I hope the following code will be helpful!
It does create the output as you need it.
import pandas as pd
data = {'agent':['Tom Kim', 'Tom Kim', 'Kim S Tom', 'Kim S Tom','Catherine W','Catherine W'], 'compare':['Tom Kim','Kim S Tom','Tommy Kim','Kim Sun Tom','Wood Catherine','Catherine W']}
names = pd.DataFrame(data)
names.agent = pd.Categorical(names.agent)
names['code'] = names.agent.cat.codes
# create unique names list, adding those names that are identical in both 'agent' and 'compare' columns
names_unique = []
for i in names.index:
if names['agent'][i] == names['compare'][i] and names['agent'][i] not in names_unique:
names_unique.append(names['agent'][i])
# create dictory to store output data, keys: unique names, values: list of all possible names
output_data = {}
for n in names_unique:
output_data[n] = [n]
# for each row of the input datafram
for i in names.index:
# for each key/values of the output data dictonary
for key, values in output_data.items():
# check if one between 'agent' or 'compare' is already among the possible names list of the unique name represented by the key selected by the for loop
# and check if the other column isn't already among the possible names
if names['agent'][i] in values and names['compare'][i] not in values:
# add the name to the possible names list
output_data[key].append(names['compare'][i])
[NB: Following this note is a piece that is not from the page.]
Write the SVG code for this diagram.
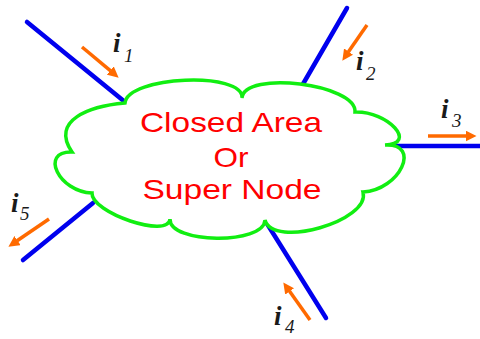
<svg xmlns="http://www.w3.org/2000/svg" width="480" height="339" viewBox="0 0 480 339">
  <style>
    .wire { stroke: #0000ee; stroke-width: 4.5; stroke-linecap: round; fill: none; }
    .cur { stroke: #ff6a00; stroke-width: 3.5; fill: none; marker-end: url(#ah); }
    .lbl { font-family: "Liberation Serif", "DejaVu Serif", serif; font-style: italic; fill: #1a1a1a; }
    .i { font-size: 27px; font-weight: bold; }
    .sub { font-size: 19px; }
    .ctext { font-family: "Liberation Sans", Arial, sans-serif; font-size: 28px; fill: #ff0000; }
  </style>
  <defs>
    <marker id="ah" markerUnits="userSpaceOnUse" markerWidth="11" markerHeight="11" viewBox="0 0 11 11" refX="0.5" refY="5.5" orient="auto">
      <path d="M0,0 L11,5.5 L0,11 z" fill="#ff6a00"/>
    </marker>
  </defs>
  <rect width="480" height="339" fill="#ffffff"/>

  <g id="connectors">
    <line class="wire" x1="27" y1="22" x2="125" y2="102"/>
    <line class="wire" x1="347" y1="8" x2="303" y2="84"/>
    <line class="wire" x1="385" y1="146" x2="482" y2="146"/>
    <line class="wire" x1="266" y1="222" x2="326" y2="318"/>
    <line class="wire" x1="93" y1="203" x2="23" y2="260"/>

    <line class="cur" x1="82" y1="47" x2="110.6" y2="70.9"/>
    <line class="cur" x1="367" y1="25" x2="348.3" y2="52"/>
    <line class="cur" x1="428" y1="136" x2="466" y2="136"/>
    <line class="cur" x1="310" y1="320" x2="289.4" y2="291"/>
    <line class="cur" x1="49" y1="219" x2="17.1" y2="240.8"/>
  </g>

  <g id="supernode">
    <path d="M125,103 C127,76 244,71 242,98 C244,70 357,84 355,112 C388,111 418,144 385,145 C422,143 400,190 363,192 C371,221 273,249 265,220 C264,245 169,244 170,219 C169,239 91,213 92,193 C59,192 39,151 72,152 C50,120 90,106 125,103 Z" fill="#ffffff" stroke="#11ee11" stroke-width="3.5" stroke-linejoin="miter"/>
    <text class="ctext" x="231" y="132" text-anchor="middle" textLength="182" lengthAdjust="spacingAndGlyphs">Closed Area</text>
    <text class="ctext" x="231" y="167" text-anchor="middle" textLength="35" lengthAdjust="spacingAndGlyphs">Or</text>
    <text class="ctext" x="232" y="199" text-anchor="middle" textLength="179" lengthAdjust="spacingAndGlyphs">Super Node</text>
  </g>

  <g id="label-i1" class="lbl"><text x="113" y="52" class="i">i</text><text x="124" y="62" class="sub">1</text></g>
  <g id="label-i2" class="lbl"><text x="356" y="70" class="i">i</text><text x="366" y="80" class="sub">2</text></g>
  <g id="label-i3" class="lbl"><text x="441" y="118" class="i">i</text><text x="452" y="127" class="sub">3</text></g>
  <g id="label-i4" class="lbl"><text x="274" y="325" class="i">i</text><text x="285" y="333" class="sub">4</text></g>
  <g id="label-i5" class="lbl"><text x="11" y="212" class="i">i</text><text x="20" y="220" class="sub">5</text></g>
</svg>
if names['compare'][i] in values and names['agent'][i] not in values:
# add the name to the possible names list
output_data[key].append(names['agent'][i])
# organise your data to easily create your output dataframe
df_structure = {'agent': [], 'compare':[]}
for k in output_data.keys():
for v in output_data[k]:
df_structure['agent'].append(k)
df_structure['compare'].append(v)
# create output dataframe
output_df = pd.DataFrame(df_structure)
output_df
The core of its functioning is in the for loop used to iterate over all the rows of the input database.
At each row it checks if either the name in the column 'agent' or the one in 'compare' is already inside one of the lists of all possible names (the values of the dictionary output_data).
If one of them is already inside, it means that the name in the other column is another possible name. Thus, it checks if the name in the other column is already in the list of possible names, too. If not, it will be added.
In this way the lists of possible names get updated after each row of the input database called by the for loop.
EDIT:
Alternative code that fixes the problem of wrong unique names in the case proposed by the author of the question in the comments:
import pandas as pd
data = {'agent':['Tom Kim', 'Tom Kim', 'Kim S Tom', 'Kim S Tom','Catherine W','Catherine W','Tom Kim'], 'compare':['Tom Kim','Kim S Tom','Tommy Kim','Kim S Tom','Wood Catherine','Catherine W','Kim Sum Tom']}
names = pd.DataFrame(data)
names.agent = pd.Categorical(names.agent)
names['code'] = names.agent.cat.codes
#create a list that will contain the groups of possible names
list_name_groups = []
#iterate over each row of the datafram "names"
for i in names.index:
# create variables to make the code more readable
agent = names['agent'][i]
compare = names['compare'][i]
# variable to check if the names in this row are in any group, starts with 0 (== not in any group)
is_in_any_group = 0
# iterate over each group of names already added to the list
for group in list_name_groups:
# if agent in the group, compare is added to the list of alternative names
if (agent in group) and (compare not in group):
group.append(compare)
is_in_any_group = 1 # an existing group is found
break
# if compare in the group, agent is added to the list of alternative names
if (compare in group) and (agent not in group):
group.append(agent)
is_in_any_group = 1 # an existing group is found
break
# in case both agent and compare are already in the group
if (compare in group) and (agent in group):
is_in_any_group = 1 # an existing group is found
break
# if neither agent nor compare are in the group
if is_in_any_group == 0:
if agent == compare: # avoid duplicates
list_name_groups.append([agent])
else: # the two names are different and both not in the group
list_name_groups.append([agent, compare])
# define the structure of the output dataframe
df_structure = {'agent': [], 'compare':[]}
for group in list_name_groups:
for name in group:
df_structure['agent'].append(group[0]) # the repeated name in the "agent" column is the first of the group
df_structure['compare'].append(name)
# create output dataframe
output_df = pd.DataFrame(df_structure)
output_df
This one works differently, it uses a list of lists instead of a dictionary.
To pick the name that will be repeated in the column "agent" of the output dataframe, the code selects the first of the list of possible alternative names.
I'm not sure if you need to follow a particular criterion ... in that case you may want to modify the final part of the code, where the structure of the output dataframe is defined!